Ma construction se fait aussi avec les femmes, elle est essentiellement basée sur leur force et leur estime. Au commencement il y eut ma mère qui m’a élevé seule, et je puis dire que je leur porte beaucoup d’affection, elles m’ont forgé parce que je suis souvent sorti du quartier grâce à des femmes, je quittais très jeune le quartier, avec sur le dos mon sac et je baroudais au fin fond du 91. C’est pour cela que j’ai voulu leur donner la parole dans un spectacle Femmes de Parole, j’ai mis en scène une parole féminine parce que en moi survivra toujours ces figures de femmes importantes pour l’homme : celles de la mère, des tantes, des sœurs, des amies, des confidentes et surtout celle de ma femme qui tient auprès de moi une grande place affective bien sûr et intellectuelle. Je réfléchis à la structure familiale, du rapport entre hommes et femmes et des enfants. Dans Ecorce de Peine, ma première pièce il y avait le personnage de l’homme qui représentait le super-père antillais, le super-héros esclave qui reste pour moi une thématique importante. C’est une pièce qu’on a joué au Théâtre Aimé Césaire lors de sa mort en 2008, et de ce fait la pièce n’a plus jamais été la même. Imaginez que nous avons joué trois fois celle-ci le jour de son décès nous l’avons vécu comme un hommage, présentée comme une veillée et la rencontre avec le peuple martiniquais a été extrêmement exceptionnelle. J’interroge sur ces liens dans mes écrits, et j’ai aussi mis en scène un spectacle sur les enfants dans les Enfants perdus qui étaient les héritiers de cet esclave et il y a Œdipe mon Amour qui parlait de la mère. Il y a au fond toutes les diagonales que l’on peut tirer entre ces personnages là.
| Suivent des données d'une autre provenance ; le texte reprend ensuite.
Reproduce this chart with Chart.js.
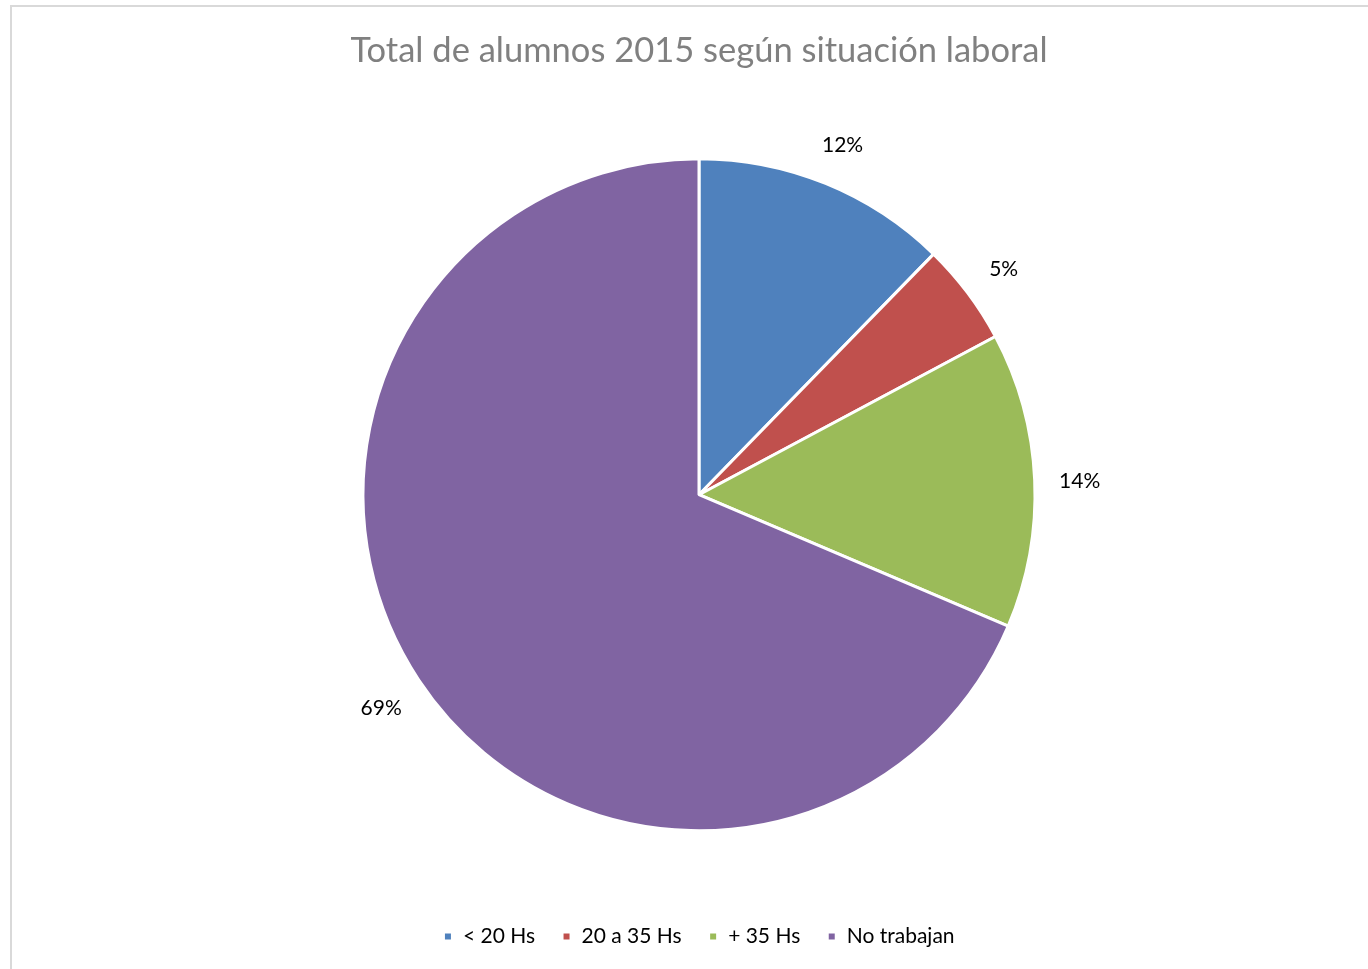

Depuis cela j’ai joué beaucoup ailleurs et aujourd’hui je me retrouve riche de ces rencontres avec le Collectif Stratégies Obliques au Théâtre des Bouffes du Nord au côté de Franco Mannara et Benoît Delbecq, Irène Jacob, Eric Wernhes, Steve Arguelles, Ursuline Kairson et Mike Ladd - Tout va bien en Amérique, mise en scène par David Lescot. C’est une succession de tableaux qui en une heure vingt racontent à travers le slam, la chanson et la danse l’histoire de l’Amérique.

En conclusion D’ de Kabal nous dit que « ce qui m’importe c’est de toujours apprendre quelque chose. Il faut toujours être à la recherche, il n’y a pas de fin dans ce métier là. C’est mon hygiène de vie. J’ai toujours le besoin d’apprendre, d’essayer, de ne pas restreindre mon mode de vision. Le monde artistique est un monde parallèle et si tu ne convoques pas la mort, si tu ne vas pas au devant du risque cela ne mérite pas d’être vécu ».